Eating mindfully and paying attention to your natural hunger cues can help you give your body the energy and nutrients it needs to support muscle repair. Depending on what your health and fitness goals are, how you’re choosing to fuel your body might change slightly from day to day.

Finally, make sure you stay hydrated. Drinking plenty of water is a great way to replenish lost fluids and ensure you’re not dehydrated for your next Sweat session.

Training style and intensity.

Rest days are essential for promoting recovery and long-term wellbeing. How frequently you take a rest day will depend on the amount of stress put on your body in each session.

The body responds to cardiovascular training and strength training differently, so keep this in mind when planning your rest days.

When weight training, it’s ideal to have two days of rest after hitting each muscle group.

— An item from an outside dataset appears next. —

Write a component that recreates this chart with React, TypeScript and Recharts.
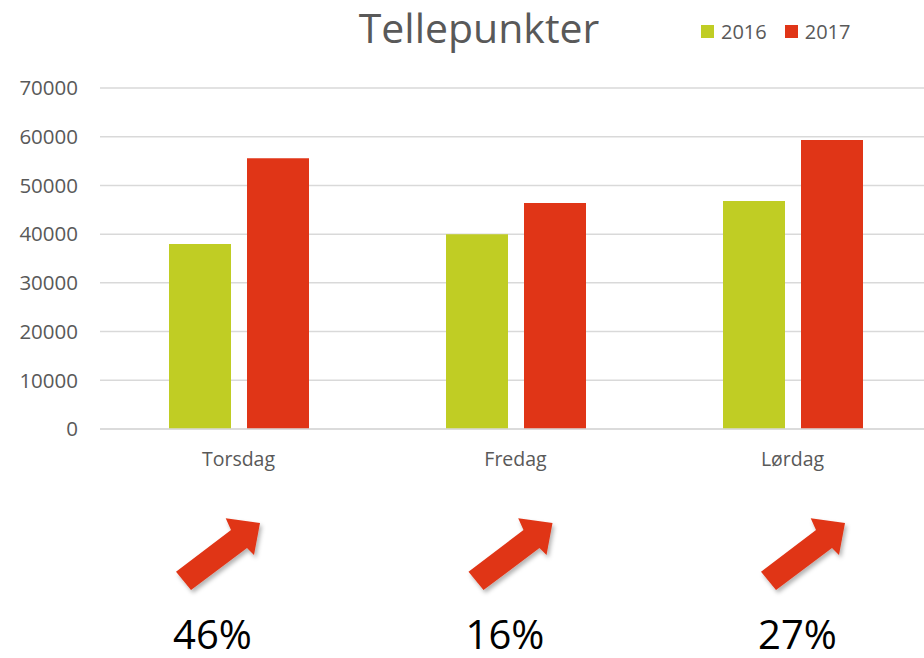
import React from "react";
import { BarChart, Bar, XAxis, YAxis, CartesianGrid } from "recharts";

const categories = ["Torsdag", "Fredag", "Lørdag"];
const values2016 = [38000, 40000, 46800];
const values2017 = [55600, 46400, 59300];
const yTicks = [0, 10000, 20000, 30000, 40000, 50000, 60000, 70000];
const seriesNames = ["2016", "2017"];
const colors = ["#C0CD24", "#E03517"];

const data = categories.map((c, i) => ({
  name: c,
  v2016: values2016[i],
  v2017: values2017[i],
}));

const FONT = "'Open Sans', 'Noto Sans', sans-serif";

const arrowPts: [number, number][] = [
  [176, 571.7],
  [231, 530],
  [225.7, 518.3],
  [260, 523],
  [254, 555],
  [247, 548],
  [191, 590],
];

const CustomTick = (props: any) => {
  const { x, y, payload, index } = props;
  const i = typeof index === "number" ? index : categories.indexOf(payload.value);
  const shift = i * 15.5;
  const refX = 238.5;
  const refY = 429;
  const pct = Math.round((values2017[i] / values2016[i] - 1) * 100);
  const pts = arrowPts
    .map(([px, py]) => `${x + (px - refX) + shift},${y + (py - refY)}`)
    .join(" ");
  return (
    <g>
      <text
        x={x}
        y={y + 37}
        textAnchor="middle"
        fill="#595959"
        fontSize={19.5}
        fontFamily={FONT}
      >
        {payload.value}
      </text>
      <polygon points={pts} fill="#E03517" filter="url(#arrowShadow)" />
      <text
        x={x - 26 + shift}
        y={y + 220}
        textAnchor="middle"
        fill="#000000"
        fontSize={40}
        fontFamily={FONT}
      >
        {pct}%
      </text>
    </g>
  );
};

export default function App() {
  return (
    <div
      style={{
        position: "absolute",
        left: 0,
        top: 0,
        width: 924,
        height: 658,
        overflow: "hidden",
        background: "#ffffff",
      }}
    >
      <div
        style={{
          position: "absolute",
          left: 279,
          width: 400,
          top: 0,
          textAlign: "center",
          fontFamily: FONT,
          fontSize: 41,
          lineHeight: "54px",
          color: "#595959",
          whiteSpace: "nowrap",
        }}
      >
        Tellepunkter
      </div>
      <div
        style={{
          position: "absolute",
          left: 701,
          top: 18,
          display: "flex",
          alignItems: "center",
          fontFamily: FONT,
          fontSize: 20,
          color: "#595959",
          whiteSpace: "nowrap",
        }}
      >
        {seriesNames.map((n, i) => (
          <div key={n} style={{ display: "flex", alignItems: "center", marginRight: i === 0 ? 18 : 0 }}>
            <div style={{ width: 13, height: 13, background: colors[i], marginRight: 7 }} />
            <span style={{ lineHeight: "27px" }}>{n}</span>
          </div>
        ))}
      </div>
      <BarChart
        width={932}
        height={658}
        data={data}
        margin={{ top: 88, right: 1, bottom: 0, left: 0 }}
        barGap={16}
        barSize={62}
      >
        <defs>
          <filter id="arrowShadow" x="-30%" y="-30%" width="160%" height="160%">
            <feDropShadow dx="2" dy="3" stdDeviation="2" floodColor="#000" floodOpacity="0.3" />
          </filter>
        </defs>
        <CartesianGrid vertical={false} stroke="#d9d9d9" strokeWidth={1.5} />
        <XAxis
          dataKey="name"
          height={229}
          tickLine={false}
          tickSize={0}
          tickMargin={0}
          axisLine={{ stroke: "#d9d9d9", strokeWidth: 1.5 }}
          tick={<CustomTick />}
          interval={0}
        />
        <YAxis
          width={100}
          domain={[0, 70000]}
          ticks={yTicks}
          axisLine={false}
          tickLine={false}
          tickSize={0}
          tickMargin={22}
          tick={{ fill: "#595959", fontSize: 20.5, fontFamily: FONT }}
        />
        <Bar dataKey="v2016" name="2016" fill={colors[0]} isAnimationActive={false} />
        <Bar dataKey="v2017" name="2017" fill={colors[1]} isAnimationActive={false} />
      </BarChart>
    </div>
  );
}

This means if you train on consecutive days, you should ensure you’re hitting a different area of the body — for example, legs on Monday and upper body on Tuesday.

The number of rest days you need each week will also depend on the intensity (or rate of perceived exertion) of the training session.

If you run or do high-intensity cardio workouts, it’s a good idea to rest or do low-intensity sessions like walking between each workout. You may also need more than one day in between workouts, especially when you’re starting out. As your body adapts to the training, you’ll be able to increase the frequency or intensity of your workouts.

Check in with how you feel.

Ultimately, you should listen to your body. If you feel fatigued, sore, unwell, stressed or your workouts are unusually difficult, it may be a sign that you need rest — whether it’s in your program schedule or not!

Look after your body and mind with regular rest days.

When you challenge your body to learn a new exercise, lift a heavier weight or work out at a higher intensity, it’s during rest that your mind and body adapts and improves. This is ultimately how you progress!

Including rest days as part of your training schedule is essential to giving your body the chance to adapt and grow stronger, which will get you closer to achieving your fitness goals.

Take time to recover, hydrate and eat well and you will feel stronger and more motivated to do your next workout! *As always, consult your primary care physician before adding supplements into your diet.